Frozen produce distributed by WinterSunFarms, a small farm aggregator, is available at several CSA locations in New York City, available from December through March.
Some produce can last months in a carefully-controlled storage environment, such as apples in low oxygen or root vegetables in a dry room at 40 degrees. Farms and distributors are better able to handle this challenge than individuals, so it is a matter of establishing your relationship with a purveyor, either at a farmers' market or elsewhere.

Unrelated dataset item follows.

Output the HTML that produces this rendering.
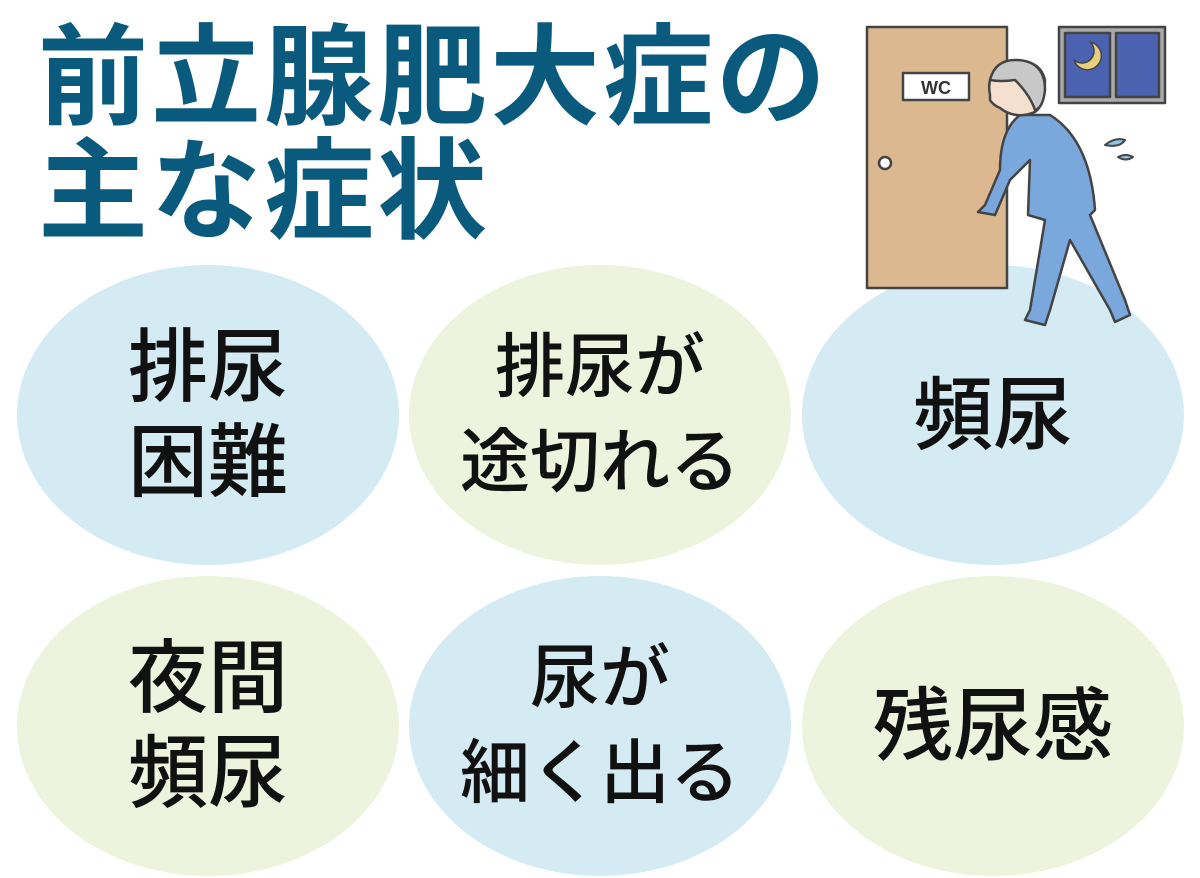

Humans have preserved food through fermentation for thousands of years, with examples of early food cultures utilizing fermentation across the globe. Many people have written about the health benefits of yogurt and sauerkraut and wine. Pickling and fermentation are viable options for city-dwellers, with some of the same food-safety issues that apply to canning. Enthusiastic DIYers can make effectively fermented foods with the investment of some time and space. Again, this is an economy of scale issue. Buying locally-produced pickles and jams are options that don’t require a monopoly on one’s two-square-foot-countertop for half a season, with many of the benefits of transparency and low carbon footprint.

The duration of the growing season here in the northeast is not just a function of the temperature outside, but the systems that support food distribution and storage. Many CSA delivery sites use donated space out-of-doors, meaning that produce could be ruined by freezing during a winter pickup. Not all farms have storage facilities (a major investment to construct and maintain). While farmers might prefer to extend their production season, the distribution system is often a weak link in the chain.


STRATEGY 3: TURN WINTER INTO A GROWING SEASON

Some nearby farms have greenhouses. The food tends to cost more, both for being a prized commodity in the winter and more difficult to grow outside of ground soil conditions. As wintertime urban farming develops an effective infrastructure, this may become a more affordable option. Some items like cultivated mushrooms are grown indoors year-round.

Small-scale home growing is also particularly satisfying in the wintertime, when it's so rare to see anything green. Options include home-rigged hydro or aeroponic kits, or commercially available systems like the Aerogarden. These systems certainly come at a cost: both financially and in terms of energy use, but personally, I find a particular value in having my winter living room aglow with full-spectrum grow lights.

Two types of commercially available home hydroponics units. The plug-and-play Aerogarden on the left, and DIY alternative in the Window Farm on the right.
















Acknowledging that winter growing has some unique challenges should be the beginning of the conversation about seasonal eating rather than the end. There is plenty to learn from farmers worldwide who make use of cold months, including urban farms from Growing Power in chilly Milwaukee, to Roberta pizza restaurant’s rooftop greenhouse in Brooklyn. Greenhouses or enclosed growing spaces allow us to address the problem through agriculture in our established community gardens, up on our roofs, and in our homes.



BALANCING STRATEGIES: PARAMETERS & PRIORITIES

The challenges of sourcing food during the winter give us time to reflect on what we're looking to connect with through our eating process. Is it farmers, neighbors, or something else altogether? Is it a time when we’d like to enjoy the taste of a mango that we can never get locally, no matter what month it is? Or after a month's takeout binge and a break from the farmers' market, are we ready to try our hand with that rutabaga?

Sustainability practices are about priorities. The balance between factors is constantly shifting, as is our ability to measure them; there is no singular right choice. These priorities can change from season to season or moment to moment. The answers we come up with in the summer may not address our winter challenges. The same answers we came up with last year might not apply anymore, either ecologically or to our personal situations.

What have you learned about yourself so far this winter? And what will you let yourself learn between now and summer?